Ausstellung / Evia Pulgar 18/18
Ja, danach sind wir weitergefahren. Die Familie, stell dir vor, behandelte sie wie Prinzen, denn sie waren zum ersten Mal dort. Es war also sehr schön. Als ich mich von meinem Mann trennte, schickte mein Vater immer Briefe, in denen er mich bat, mit den Kindern zurückzukommen. Und zum Glück wollte ich nie weg […]. Und ich sage zum Glück, weil es ihre Zukunft war. Ich wusste, dass sie hier eine gute Ausbildung bekommen würden. Dass sie hier Tennis spielen könnten, wenn sie wollten. Sie könnten Ballett tanzen, wenn sie wollten. In die Oper oder ins Theater gehen. Alles war auf die eine oder andere Weise erreichbar. Sie konnten Skifahren gehen, es kostete viele Opfer, viel Geld, aber ich konnte es ermöglichen. Und dort würde es sehr schwierig werden. Außerdem war ich es gewohnt, finanziell von niemandem abhängig zu sein. Aber zum Glück hatte ich die Kraft, mein Leben zu ändern, meine Art zu leben, aus meinem Schneckenhaus herauszukommen und zu sagen: „Ja, jetzt nehme ich mein Leben in die Hand.“ Ich habe zwei Kinder, ich muss für sie kämpfen, ich darf nicht zulassen, dass jemand über mich hinweggeht.
Ich meine, ich bin immer traurig über das, was passiert ist. Ich komme nicht darüber hinweg. Auch wenn niemand in meiner Familie getötet oder gefoltert wurde oder so etwas. […] Aber ich habe es nicht geschafft, diese Trauer zu überwinden. Das begleitet mich immer, was passiert ist, was nicht hätte passieren dürfen.
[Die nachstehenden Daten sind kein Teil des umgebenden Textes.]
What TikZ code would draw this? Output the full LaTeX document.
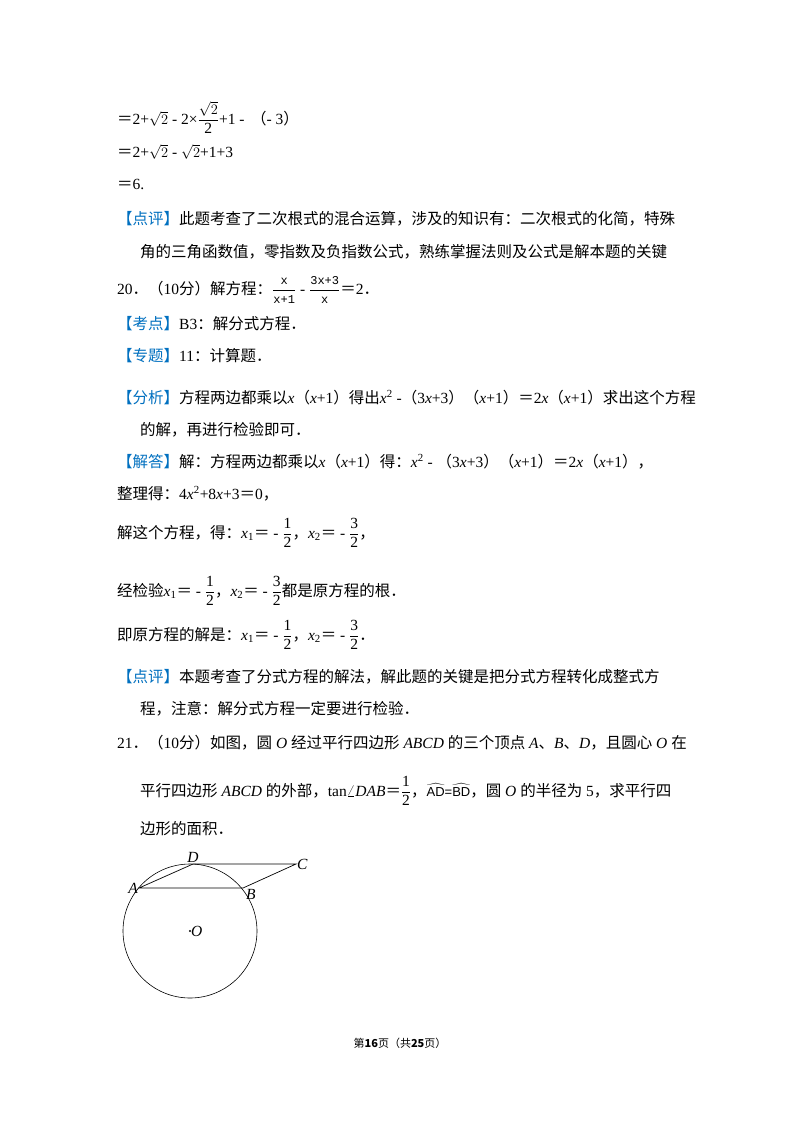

Und ja, als Exilantin habe ich versucht, das Beste aus meinem Aufenthalt hier zu machen. Und ich diesem Land superdankbar. Ich lebe gerne hier. Trotz der Kälte und all dem. […] Am Anfang war es sehr, sehr schwer für mich. Aber wenn ich meine Familie sehe, wie sie gewachsen ist… Zu sehen, dass es ihnen an nichts fehlt, dass sie in den Kindergarten gehen, in die Schule, Schulausflüge machen... Meine Tochter ist berufstätig, mein Sohn arbeitet auch an seinen eigenen Sachen. Man sieht sie also nicht leiden und das lässt einen denken: „Das war es wert!“ Es war die Einsamkeit wert, es war die Tränen wert, es war das Hinfallen und wieder Aufstehen wert. Das alles war es wert. Und ich glaube, ich könnte nicht mehr in Chile leben. Auch wenn ich mein Land liebe.